(begin)

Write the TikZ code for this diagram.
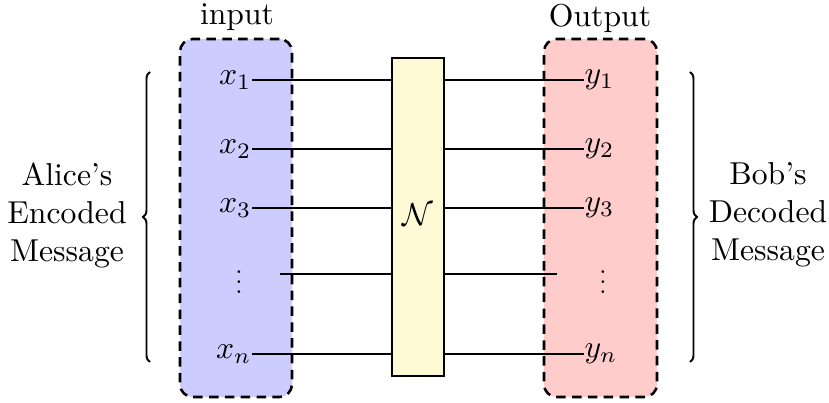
\documentclass[tikz,border=0pt]{standalone}
\usetikzlibrary{fit,decorations.pathreplacing}
\definecolor{inblue}{RGB}{204,204,255}
\definecolor{outred}{RGB}{255,204,204}
\definecolor{chanyel}{RGB}{255,250,214}
\begin{document}
\begin{tikzpicture}[x=0.0111cm,y=-0.0111cm,
  regbox/.style={draw,thick,dash pattern=on 3pt off 2pt,rounded corners=4pt,inner sep=0pt},
  chanbox/.style={draw,semithick,fill=chanyel,inner sep=0pt},
  lbl/.style={inner sep=0pt},
  dotlbl/.style={inner sep=0pt,anchor=base},
  wire/.style={semithick},
  brc/.style={semithick,decorate,decoration={brace,amplitude=2.2pt}}]
\useasboundingbox (0,0) rectangle (829,403);
% boxes
\node[regbox,fill=inblue,fit={(180,39) (292,397)}] (inbox) {};
\node[regbox,fill=outred,fit={(544,39) (657,397)}] (outbox) {};
\node[chanbox,fit={(392,58) (444,376)}] (N) {};
\node at (418,215) (Nlbl) {$\mathcal{N}$};
\node at (237,17) (intitle) {input};
\node at (600,18) (outtitle) {Output};
% input labels
\node[lbl,anchor=east] (x1) at (252,80) {$x_1$};
\node[lbl,anchor=east] (x2) at (252,149) {$x_2$};
\node[lbl,anchor=east] (x3) at (252,208) {$x_3$};
\node[dotlbl] (xd) at (239,294) {\scalebox{0.82}{$\vdots$}};
\coordinate (xdw) at (280,274);
\node[lbl,anchor=east] (xn) at (252,354) {$x_n$};
% output labels
\node[lbl,anchor=west] (y1) at (584,80) {$y_1$};
\node[lbl,anchor=west] (y2) at (584,149) {$y_2$};
\node[lbl,anchor=west] (y3) at (584,208) {$y_3$};
\node[dotlbl] (yd) at (603,294) {\scalebox{0.82}{$\vdots$}};
\coordinate (ydw) at (557,274);
\node[lbl,anchor=west] (yn) at (584,354) {$y_n$};
% wires
\foreach \s in {x1,x2,x3,xn}{\draw[wire] (\s.east) -- (\s.east -| N.west);}
\draw[wire] (xdw) -- (xdw -| N.west);
\foreach \s in {y1,y2,y3,yn}{\draw[wire] (N.east |- \s.west) -- (\s.west);}
\draw[wire] (N.east |- ydw) -- (ydw);
% braces
\coordinate (lb1) at (150,362);
\coordinate (lb2) at (150,72);
\coordinate (rb1) at (690,72);
\coordinate (rb2) at (690,362);
\draw[brc] (lb1) -- (lb2);
\draw[brc] (rb1) -- (rb2);
\node[align=center] (alice) at (67,215) {Alice's\\Encoded\\Message};
\node[align=center] (bob) at (768,215) {Bob's\\Decoded\\Message};
\end{tikzpicture}
\end{document}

(end)

Write the lines above out again exactly, without any of their pictures.

Write the TikZ code for this diagram.
\documentclass[tikz,border=0pt]{standalone}
\usetikzlibrary{fit,decorations.pathreplacing}
\definecolor{inblue}{RGB}{204,204,255}
\definecolor{outred}{RGB}{255,204,204}
\definecolor{chanyel}{RGB}{255,250,214}
\begin{document}
\begin{tikzpicture}[x=0.0111cm,y=-0.0111cm,
  regbox/.style={draw,thick,dash pattern=on 3pt off 2pt,rounded corners=4pt,inner sep=0pt},
  chanbox/.style={draw,semithick,fill=chanyel,inner sep=0pt},
  lbl/.style={inner sep=0pt},
  dotlbl/.style={inner sep=0pt,anchor=base},
  wire/.style={semithick},
  brc/.style={semithick,decorate,decoration={brace,amplitude=2.2pt}}]
\useasboundingbox (0,0) rectangle (829,403);
% boxes
\node[regbox,fill=inblue,fit={(180,39) (292,397)}] (inbox) {};
\node[regbox,fill=outred,fit={(544,39) (657,397)}] (outbox) {};
\node[chanbox,fit={(392,58) (444,376)}] (N) {};
\node at (418,215) (Nlbl) {$\mathcal{N}$};
\node at (237,17) (intitle) {input};
\node at (600,18) (outtitle) {Output};
% input labels
\node[lbl,anchor=east] (x1) at (252,80) {$x_1$};
\node[lbl,anchor=east] (x2) at (252,149) {$x_2$};
\node[lbl,anchor=east] (x3) at (252,208) {$x_3$};
\node[dotlbl] (xd) at (239,294) {\scalebox{0.82}{$\vdots$}};
\coordinate (xdw) at (280,274);
\node[lbl,anchor=east] (xn) at (252,354) {$x_n$};
% output labels
\node[lbl,anchor=west] (y1) at (584,80) {$y_1$};
\node[lbl,anchor=west] (y2) at (584,149) {$y_2$};
\node[lbl,anchor=west] (y3) at (584,208) {$y_3$};
\node[dotlbl] (yd) at (603,294) {\scalebox{0.82}{$\vdots$}};
\coordinate (ydw) at (557,274);
\node[lbl,anchor=west] (yn) at (584,354) {$y_n$};
% wires
\foreach \s in {x1,x2,x3,xn}{\draw[wire] (\s.east) -- (\s.east -| N.west);}
\draw[wire] (xdw) -- (xdw -| N.west);
\foreach \s in {y1,y2,y3,yn}{\draw[wire] (N.east |- \s.west) -- (\s.west);}
\draw[wire] (N.east |- ydw) -- (ydw);
% braces
\coordinate (lb1) at (150,362);
\coordinate (lb2) at (150,72);
\coordinate (rb1) at (690,72);
\coordinate (rb2) at (690,362);
\draw[brc] (lb1) -- (lb2);
\draw[brc] (rb1) -- (rb2);
\node[align=center] (alice) at (67,215) {Alice's\\Encoded\\Message};
\node[align=center] (bob) at (768,215) {Bob's\\Decoded\\Message};
\end{tikzpicture}
\end{document}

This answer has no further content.